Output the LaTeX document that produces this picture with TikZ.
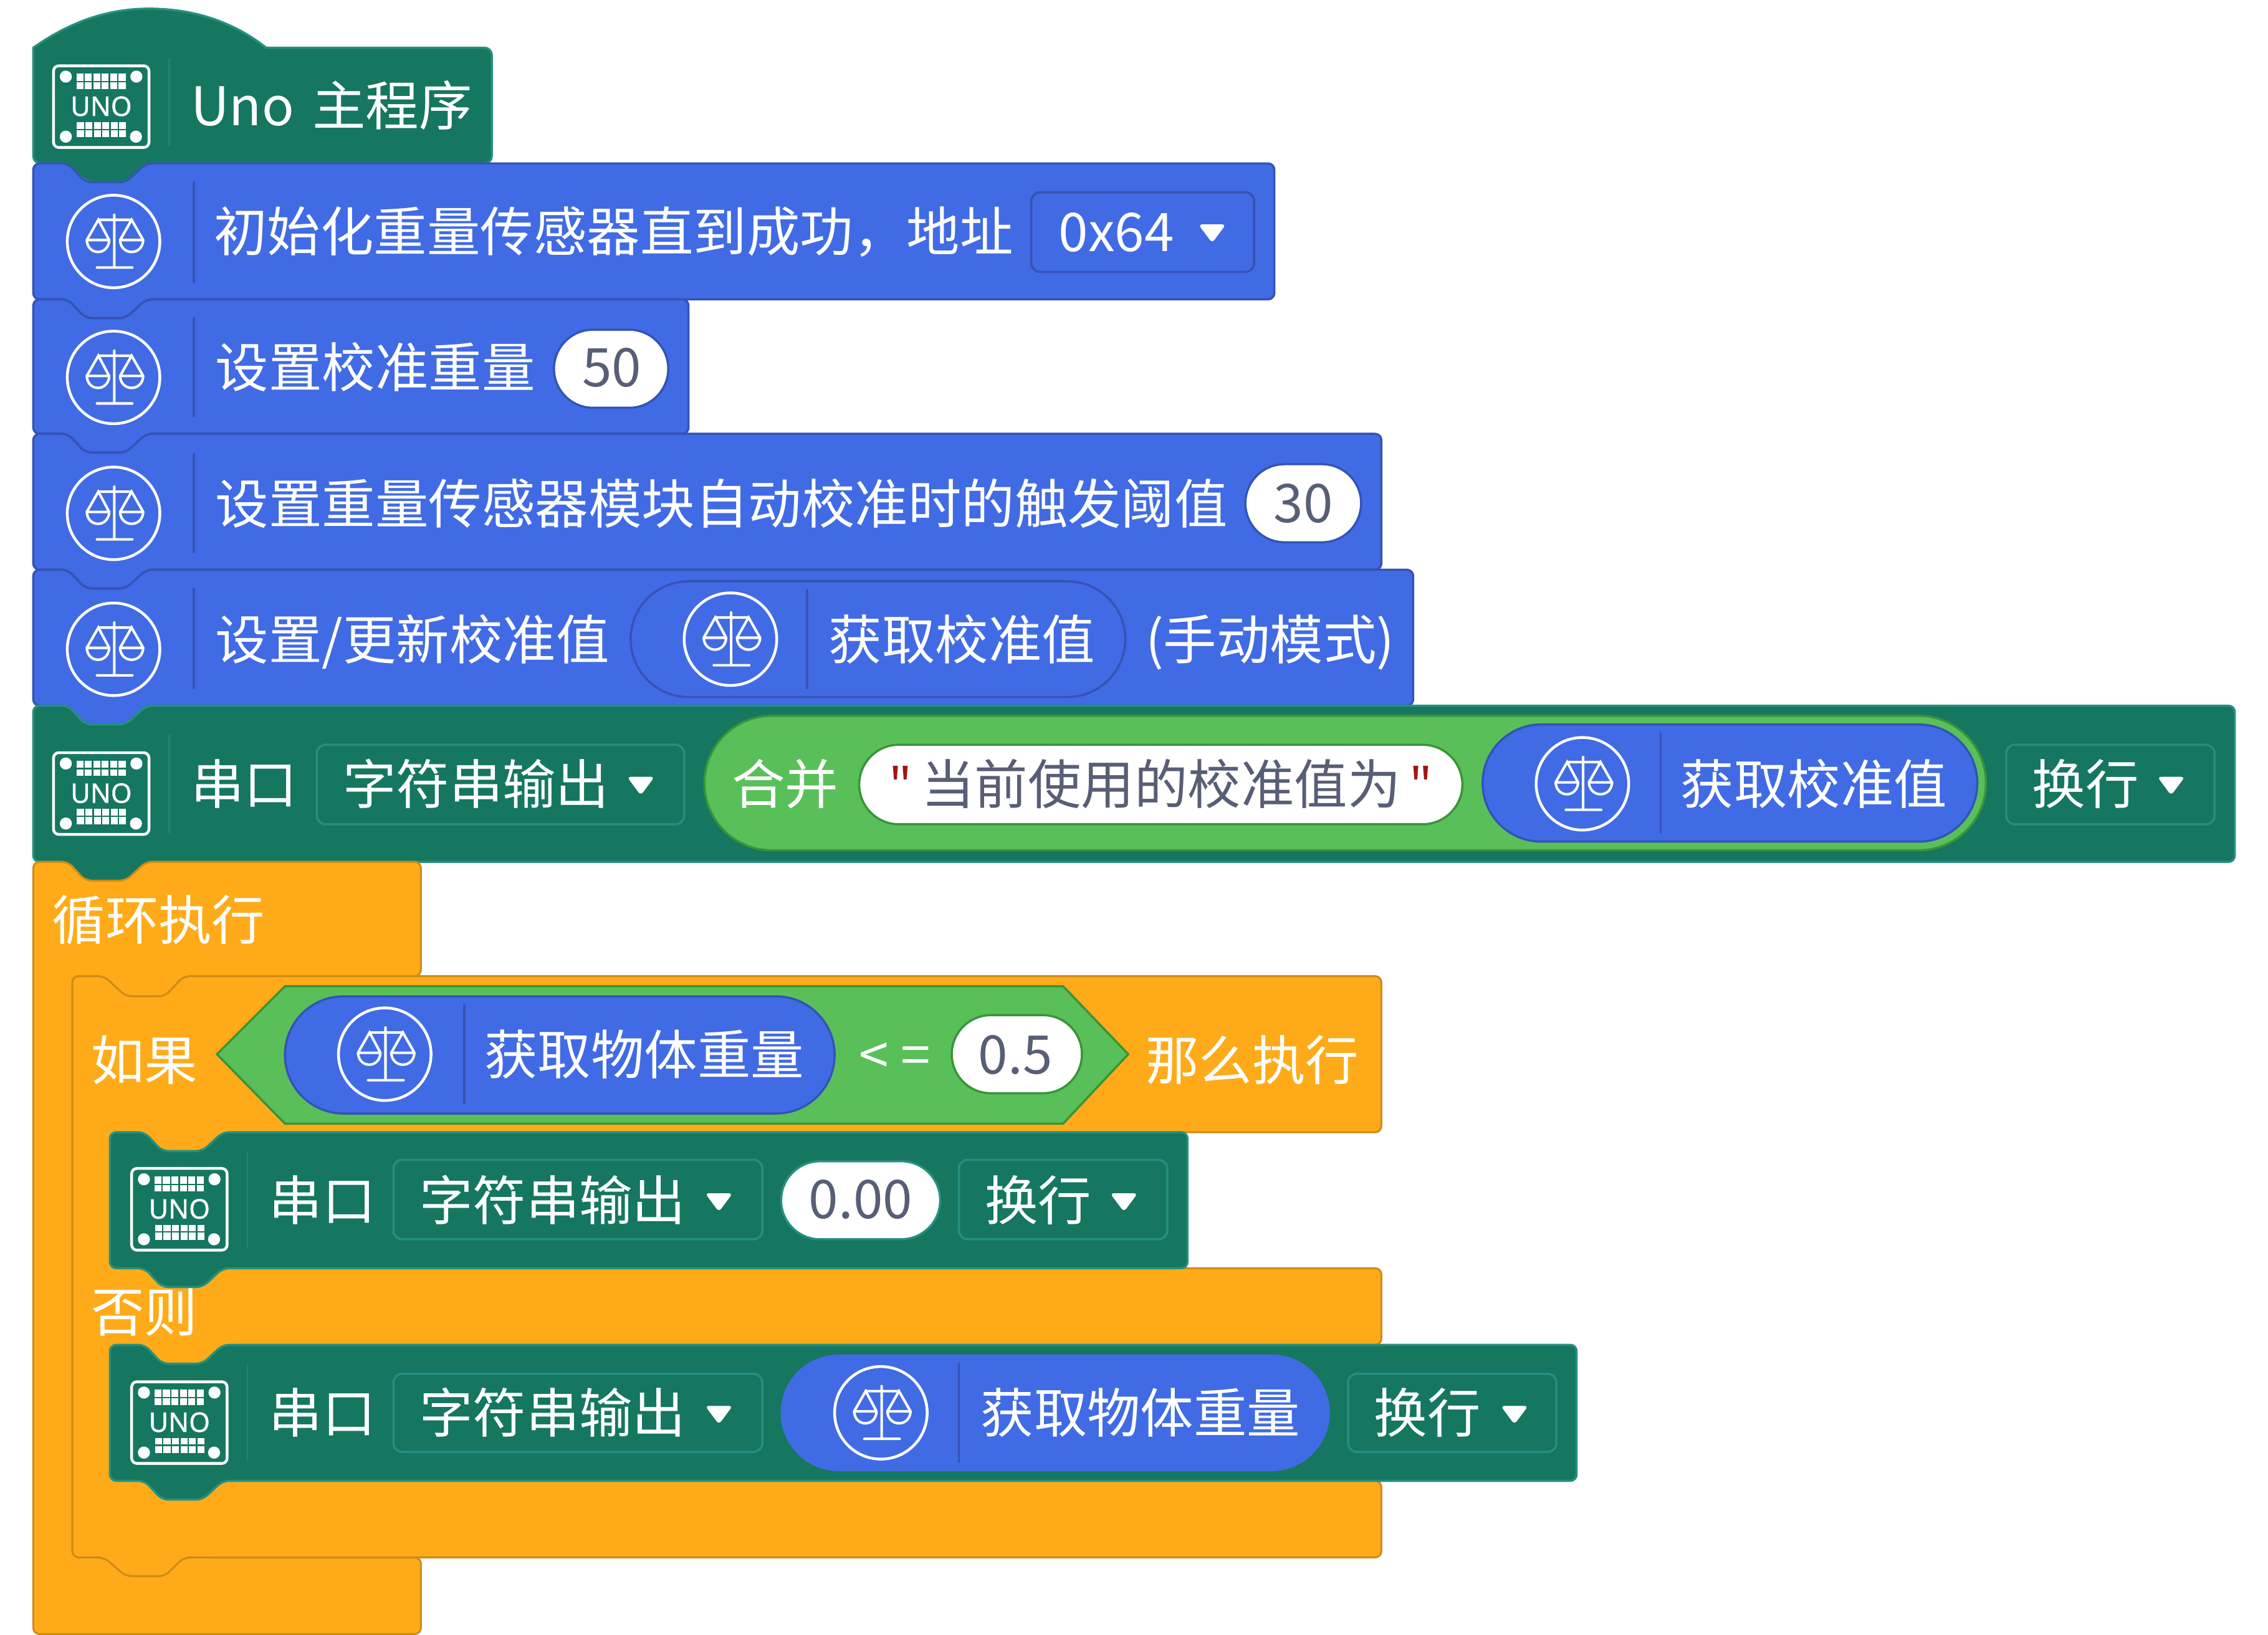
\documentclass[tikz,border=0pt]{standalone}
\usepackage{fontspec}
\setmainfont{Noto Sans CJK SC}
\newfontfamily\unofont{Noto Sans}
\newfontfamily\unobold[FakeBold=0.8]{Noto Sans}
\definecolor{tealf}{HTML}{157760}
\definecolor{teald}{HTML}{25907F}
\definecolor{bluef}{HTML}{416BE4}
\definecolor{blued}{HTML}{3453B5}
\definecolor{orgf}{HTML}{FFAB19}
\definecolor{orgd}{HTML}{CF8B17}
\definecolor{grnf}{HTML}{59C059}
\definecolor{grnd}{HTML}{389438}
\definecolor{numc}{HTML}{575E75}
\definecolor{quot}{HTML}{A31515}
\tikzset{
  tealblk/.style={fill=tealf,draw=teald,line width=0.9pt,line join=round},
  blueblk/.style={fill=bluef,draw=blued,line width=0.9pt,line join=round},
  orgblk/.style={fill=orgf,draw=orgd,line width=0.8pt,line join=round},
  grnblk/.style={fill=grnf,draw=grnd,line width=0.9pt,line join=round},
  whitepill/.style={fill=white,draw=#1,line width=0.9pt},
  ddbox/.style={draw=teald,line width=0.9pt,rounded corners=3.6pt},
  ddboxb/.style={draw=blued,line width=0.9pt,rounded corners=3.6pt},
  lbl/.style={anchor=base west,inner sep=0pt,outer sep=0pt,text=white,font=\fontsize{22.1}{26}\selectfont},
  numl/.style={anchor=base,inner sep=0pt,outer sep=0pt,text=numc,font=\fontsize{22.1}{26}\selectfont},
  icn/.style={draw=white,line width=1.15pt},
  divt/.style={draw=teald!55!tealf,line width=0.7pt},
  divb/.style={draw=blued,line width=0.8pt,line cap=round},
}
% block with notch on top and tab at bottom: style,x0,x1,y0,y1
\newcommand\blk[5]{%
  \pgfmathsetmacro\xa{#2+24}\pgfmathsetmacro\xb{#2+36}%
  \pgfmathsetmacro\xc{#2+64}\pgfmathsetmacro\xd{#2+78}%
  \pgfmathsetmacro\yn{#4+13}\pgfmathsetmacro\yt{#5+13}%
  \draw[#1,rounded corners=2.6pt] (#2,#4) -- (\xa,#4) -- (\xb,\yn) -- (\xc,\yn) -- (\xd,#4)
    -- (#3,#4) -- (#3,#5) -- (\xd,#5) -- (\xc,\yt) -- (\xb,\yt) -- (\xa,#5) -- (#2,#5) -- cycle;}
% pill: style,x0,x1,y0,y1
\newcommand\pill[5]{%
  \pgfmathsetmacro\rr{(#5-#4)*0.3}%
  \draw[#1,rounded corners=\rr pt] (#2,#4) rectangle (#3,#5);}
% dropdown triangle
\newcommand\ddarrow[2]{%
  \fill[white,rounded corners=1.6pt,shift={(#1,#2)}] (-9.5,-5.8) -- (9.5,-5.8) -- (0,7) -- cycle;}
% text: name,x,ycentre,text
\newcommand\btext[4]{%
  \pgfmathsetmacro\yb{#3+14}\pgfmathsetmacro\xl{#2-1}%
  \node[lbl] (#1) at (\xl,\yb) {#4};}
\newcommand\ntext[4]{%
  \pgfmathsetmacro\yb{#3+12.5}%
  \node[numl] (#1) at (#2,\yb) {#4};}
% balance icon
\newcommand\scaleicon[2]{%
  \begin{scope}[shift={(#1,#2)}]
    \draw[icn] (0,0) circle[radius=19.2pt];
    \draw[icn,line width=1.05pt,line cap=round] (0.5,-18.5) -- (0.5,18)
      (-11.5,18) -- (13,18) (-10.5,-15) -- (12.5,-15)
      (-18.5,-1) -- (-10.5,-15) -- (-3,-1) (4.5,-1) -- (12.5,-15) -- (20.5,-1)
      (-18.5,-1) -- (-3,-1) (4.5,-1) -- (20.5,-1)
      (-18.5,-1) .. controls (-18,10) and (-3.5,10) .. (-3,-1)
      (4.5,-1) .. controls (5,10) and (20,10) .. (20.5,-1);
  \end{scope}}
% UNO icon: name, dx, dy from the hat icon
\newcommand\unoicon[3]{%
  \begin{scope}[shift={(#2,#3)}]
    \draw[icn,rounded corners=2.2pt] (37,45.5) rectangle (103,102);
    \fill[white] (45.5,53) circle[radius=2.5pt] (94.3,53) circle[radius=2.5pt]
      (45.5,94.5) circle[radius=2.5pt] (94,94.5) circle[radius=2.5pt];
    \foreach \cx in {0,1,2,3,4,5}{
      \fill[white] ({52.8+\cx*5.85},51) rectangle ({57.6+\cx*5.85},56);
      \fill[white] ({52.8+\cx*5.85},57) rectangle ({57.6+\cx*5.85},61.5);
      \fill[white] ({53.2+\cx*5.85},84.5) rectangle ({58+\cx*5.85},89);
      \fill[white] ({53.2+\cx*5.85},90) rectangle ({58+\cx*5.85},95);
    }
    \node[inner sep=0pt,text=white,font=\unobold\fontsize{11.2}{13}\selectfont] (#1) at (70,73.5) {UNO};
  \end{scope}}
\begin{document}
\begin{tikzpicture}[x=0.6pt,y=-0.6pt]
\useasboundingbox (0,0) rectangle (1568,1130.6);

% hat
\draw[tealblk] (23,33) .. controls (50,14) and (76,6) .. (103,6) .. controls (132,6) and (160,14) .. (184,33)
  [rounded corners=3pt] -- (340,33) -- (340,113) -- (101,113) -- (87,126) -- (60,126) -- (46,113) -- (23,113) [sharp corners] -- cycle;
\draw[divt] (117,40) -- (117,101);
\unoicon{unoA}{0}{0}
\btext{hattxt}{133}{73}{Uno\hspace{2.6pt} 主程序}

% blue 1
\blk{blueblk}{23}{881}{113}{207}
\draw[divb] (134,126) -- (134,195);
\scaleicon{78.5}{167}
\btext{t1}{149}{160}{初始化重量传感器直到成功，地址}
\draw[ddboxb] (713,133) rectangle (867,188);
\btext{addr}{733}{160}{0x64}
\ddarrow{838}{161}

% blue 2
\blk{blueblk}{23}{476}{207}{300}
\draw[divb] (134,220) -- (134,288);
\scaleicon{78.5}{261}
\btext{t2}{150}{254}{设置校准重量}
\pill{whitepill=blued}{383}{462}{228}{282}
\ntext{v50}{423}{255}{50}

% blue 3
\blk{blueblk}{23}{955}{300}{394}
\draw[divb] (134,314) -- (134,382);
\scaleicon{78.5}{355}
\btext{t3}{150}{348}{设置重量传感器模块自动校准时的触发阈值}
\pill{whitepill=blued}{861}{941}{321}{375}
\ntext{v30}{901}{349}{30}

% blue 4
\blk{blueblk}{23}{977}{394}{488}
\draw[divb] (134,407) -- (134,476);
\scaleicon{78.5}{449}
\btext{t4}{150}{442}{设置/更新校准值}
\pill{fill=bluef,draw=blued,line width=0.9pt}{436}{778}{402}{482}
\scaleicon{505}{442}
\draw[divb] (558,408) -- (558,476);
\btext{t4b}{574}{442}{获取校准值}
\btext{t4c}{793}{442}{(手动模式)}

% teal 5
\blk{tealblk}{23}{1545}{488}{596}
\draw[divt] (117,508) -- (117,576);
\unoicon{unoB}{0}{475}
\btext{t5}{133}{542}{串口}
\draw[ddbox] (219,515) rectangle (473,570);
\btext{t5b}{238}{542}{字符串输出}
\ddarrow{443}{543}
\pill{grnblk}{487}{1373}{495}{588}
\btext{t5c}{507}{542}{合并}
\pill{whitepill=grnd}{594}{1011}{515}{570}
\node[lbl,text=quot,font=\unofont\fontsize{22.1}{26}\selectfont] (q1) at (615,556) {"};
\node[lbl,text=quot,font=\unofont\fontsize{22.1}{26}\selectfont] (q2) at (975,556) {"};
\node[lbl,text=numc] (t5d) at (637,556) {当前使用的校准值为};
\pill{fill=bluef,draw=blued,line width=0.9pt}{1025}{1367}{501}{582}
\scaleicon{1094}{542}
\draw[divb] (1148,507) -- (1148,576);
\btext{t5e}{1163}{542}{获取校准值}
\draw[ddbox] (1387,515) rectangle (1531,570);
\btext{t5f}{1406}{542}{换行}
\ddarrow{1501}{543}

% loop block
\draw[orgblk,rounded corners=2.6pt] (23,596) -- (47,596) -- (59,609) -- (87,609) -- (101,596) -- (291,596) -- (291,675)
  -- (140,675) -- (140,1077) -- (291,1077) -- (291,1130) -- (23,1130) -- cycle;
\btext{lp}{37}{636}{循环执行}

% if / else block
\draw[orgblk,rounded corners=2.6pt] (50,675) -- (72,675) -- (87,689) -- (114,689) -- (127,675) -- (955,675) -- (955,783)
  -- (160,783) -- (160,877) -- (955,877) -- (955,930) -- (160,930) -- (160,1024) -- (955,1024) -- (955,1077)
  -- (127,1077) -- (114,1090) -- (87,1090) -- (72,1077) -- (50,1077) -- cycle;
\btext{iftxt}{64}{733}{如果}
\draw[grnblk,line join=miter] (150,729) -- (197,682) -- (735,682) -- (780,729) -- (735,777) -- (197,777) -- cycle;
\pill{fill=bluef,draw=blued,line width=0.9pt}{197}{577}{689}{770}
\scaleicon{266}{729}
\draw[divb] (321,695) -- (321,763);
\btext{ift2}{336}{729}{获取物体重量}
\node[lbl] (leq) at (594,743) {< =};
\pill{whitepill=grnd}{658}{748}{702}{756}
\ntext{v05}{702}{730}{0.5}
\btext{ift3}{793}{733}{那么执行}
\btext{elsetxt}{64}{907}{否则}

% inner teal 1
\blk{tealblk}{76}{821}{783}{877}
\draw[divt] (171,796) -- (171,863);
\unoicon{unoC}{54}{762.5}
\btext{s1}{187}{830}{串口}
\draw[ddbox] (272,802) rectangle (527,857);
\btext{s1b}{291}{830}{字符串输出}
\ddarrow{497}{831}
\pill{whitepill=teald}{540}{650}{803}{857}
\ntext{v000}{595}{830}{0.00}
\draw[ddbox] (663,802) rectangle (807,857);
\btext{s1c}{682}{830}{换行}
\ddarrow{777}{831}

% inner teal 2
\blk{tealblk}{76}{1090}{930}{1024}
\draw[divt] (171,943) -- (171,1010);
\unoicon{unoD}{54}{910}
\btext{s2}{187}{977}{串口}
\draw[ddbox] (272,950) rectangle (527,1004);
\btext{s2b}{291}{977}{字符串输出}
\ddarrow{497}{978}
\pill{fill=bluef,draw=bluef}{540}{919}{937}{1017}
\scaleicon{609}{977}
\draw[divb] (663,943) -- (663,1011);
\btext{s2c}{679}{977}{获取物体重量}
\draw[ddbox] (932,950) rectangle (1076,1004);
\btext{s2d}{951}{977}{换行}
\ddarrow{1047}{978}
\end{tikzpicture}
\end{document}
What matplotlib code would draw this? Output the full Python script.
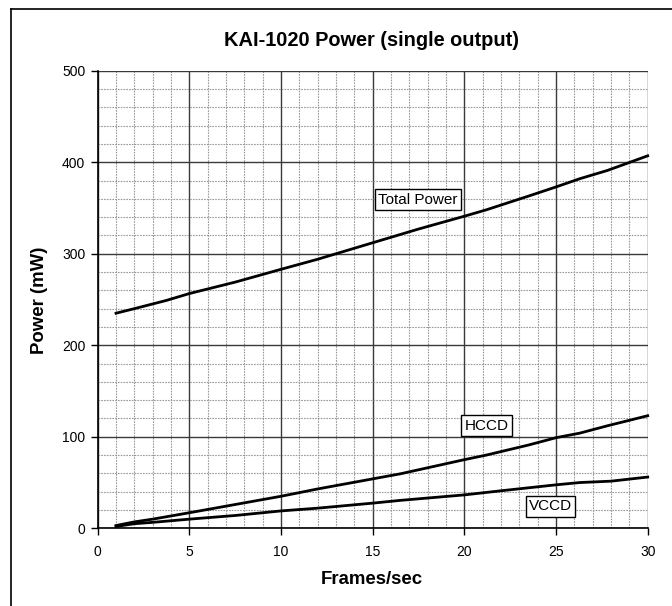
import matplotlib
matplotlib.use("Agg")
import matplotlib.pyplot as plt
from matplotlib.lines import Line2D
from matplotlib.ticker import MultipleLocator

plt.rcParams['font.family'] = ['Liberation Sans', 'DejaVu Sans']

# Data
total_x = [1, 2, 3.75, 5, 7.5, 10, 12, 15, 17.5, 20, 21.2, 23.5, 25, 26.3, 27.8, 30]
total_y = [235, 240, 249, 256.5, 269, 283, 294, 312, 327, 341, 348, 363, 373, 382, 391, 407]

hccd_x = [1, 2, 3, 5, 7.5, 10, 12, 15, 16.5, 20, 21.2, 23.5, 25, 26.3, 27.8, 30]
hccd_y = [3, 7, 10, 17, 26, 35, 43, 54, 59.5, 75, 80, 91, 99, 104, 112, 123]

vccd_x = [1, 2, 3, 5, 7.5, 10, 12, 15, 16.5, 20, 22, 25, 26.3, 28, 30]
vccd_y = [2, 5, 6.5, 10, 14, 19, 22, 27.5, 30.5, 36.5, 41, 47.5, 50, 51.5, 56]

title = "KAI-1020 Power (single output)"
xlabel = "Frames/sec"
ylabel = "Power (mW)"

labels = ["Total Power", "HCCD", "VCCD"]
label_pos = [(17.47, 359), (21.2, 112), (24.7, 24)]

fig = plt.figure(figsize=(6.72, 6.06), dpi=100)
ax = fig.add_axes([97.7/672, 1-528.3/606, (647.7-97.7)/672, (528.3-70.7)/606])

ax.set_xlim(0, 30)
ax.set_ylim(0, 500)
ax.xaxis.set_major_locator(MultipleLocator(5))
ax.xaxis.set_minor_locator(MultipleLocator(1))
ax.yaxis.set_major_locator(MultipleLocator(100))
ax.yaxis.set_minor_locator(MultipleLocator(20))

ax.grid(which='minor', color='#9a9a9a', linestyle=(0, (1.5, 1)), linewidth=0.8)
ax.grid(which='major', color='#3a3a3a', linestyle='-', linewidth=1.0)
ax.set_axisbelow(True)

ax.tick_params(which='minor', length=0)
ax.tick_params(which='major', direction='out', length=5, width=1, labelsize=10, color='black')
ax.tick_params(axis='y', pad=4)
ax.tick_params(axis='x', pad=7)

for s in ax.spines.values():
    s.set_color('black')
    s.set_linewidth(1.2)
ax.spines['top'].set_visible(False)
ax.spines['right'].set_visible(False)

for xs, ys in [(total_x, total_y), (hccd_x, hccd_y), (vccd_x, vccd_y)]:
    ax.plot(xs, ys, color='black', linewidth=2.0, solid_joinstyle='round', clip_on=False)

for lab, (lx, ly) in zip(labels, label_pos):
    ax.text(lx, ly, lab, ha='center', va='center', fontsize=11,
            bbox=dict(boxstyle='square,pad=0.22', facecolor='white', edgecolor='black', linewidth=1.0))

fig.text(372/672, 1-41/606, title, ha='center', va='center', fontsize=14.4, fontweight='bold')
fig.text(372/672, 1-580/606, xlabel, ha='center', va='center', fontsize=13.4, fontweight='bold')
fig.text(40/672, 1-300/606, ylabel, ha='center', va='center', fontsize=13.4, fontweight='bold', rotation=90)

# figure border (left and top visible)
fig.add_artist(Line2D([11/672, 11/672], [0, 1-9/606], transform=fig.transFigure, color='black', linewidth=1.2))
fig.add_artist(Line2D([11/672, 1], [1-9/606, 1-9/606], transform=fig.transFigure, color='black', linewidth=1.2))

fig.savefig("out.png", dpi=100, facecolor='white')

====

> Task statement
Retype the lines above exactly as they appear, from the line containing "What matplotlib code" through the line containing "plt.rcParams['font.family'] = ['Liberation", and leave out any pictures.

> Exercise output
What matplotlib code would draw this? Output the full Python script.
import matplotlib
matplotlib.use("Agg")
import matplotlib.pyplot as plt
from matplotlib.lines import Line2D
from matplotlib.ticker import MultipleLocator

plt.rcParams['font.family'] = ['Liberation Sans', 'DejaVu Sans']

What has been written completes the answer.